# Photography contract, how to word or should I go with letter of engagement



## keyvisualsstudio (May 15, 2022)

Hi, I’m bringing on a jewelry store as my “first” commercial photography contract. They already agreed to a price per item so we are good there. I’m only taking pictures for their website, they won’t be used for advertising that is not organic. I am going to be invoicing them weekly for whatever I give them when I finish. I want a deposit/retainer of say $1500-$2000 from them before I start their work. How would I word that in a contract and also is there a source for said contract. Will I need to reach out to a local contract attorney. I am located in Georgia.


----------



## AlanKlein (May 15, 2022)

There are a lot of standard photography contracts you can find searching on Google including words for deposit/retainer.  Just adapt it to your circumstance.  I've found that attorneys tend to complicate agreements to justify their high charges.  These contracts then could scare away future customers and don't really provide much additional safety against non-payment.   It's mainly the honesty of the customer.  Agreements that look standard  are not scary to customers are better to use in my opinion.  A contract developed by an attorney with loads of small print scares them off.  Think about it as if you were the customer.

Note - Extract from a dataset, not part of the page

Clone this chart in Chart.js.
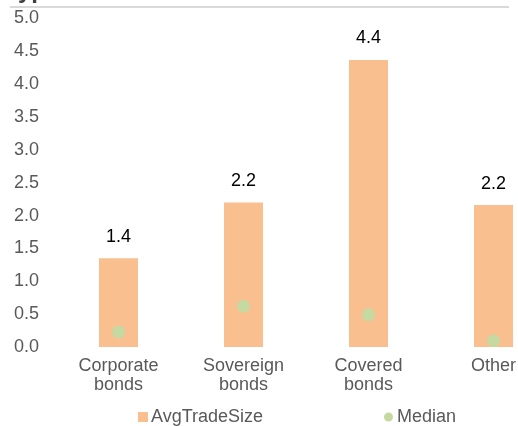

The fact is you're getting upfront money that will be applied to work you do.  You;re billing weekly.  Ask your client how long does it take to process your subsequent weekly invoices?  Will they accept weekly ones?    Do they have a minimum of 30 day payment cycles so you wind up waiting a month or two minimum?  Contracts aren't going to help with non-payments.

I'd limit the extent they can use your photos and mention that sales taxes are extra.  How will you handle their review of the photos if they don;t like them and refuse to pay?   I'm not a commercial photography; my business was elsewhere.  So specific terms and concerns about photography would be better volunteered by others.

A couple of comments and don't take this the wrong way.  I'm assuming you trust the customer?  That he pays his bills?  Have you asked around?  Checked his BBB?  Has the jewelry company been in business a while.  What's its reputation?

 Have you determined how many items you're going to photograph approximately so you know the total bill?  How many weeks will be involved?  Would it be better to ask for let's say a third down?  Both sides should know approximately what the total cost is going to be.    They know how many items have to be photographed.  So should you so you can determine the total cost and time.

When I first started out in my business, I got stuck with $3500 of nonpayment from the customer.  It wasn't worth going to court with a lawyer so I wrote it off.  It taught me a lesson to work with honest customers who pay their bills.  Don't let this scare you away.  You have to start somewhere and I wish you loads of success.


----------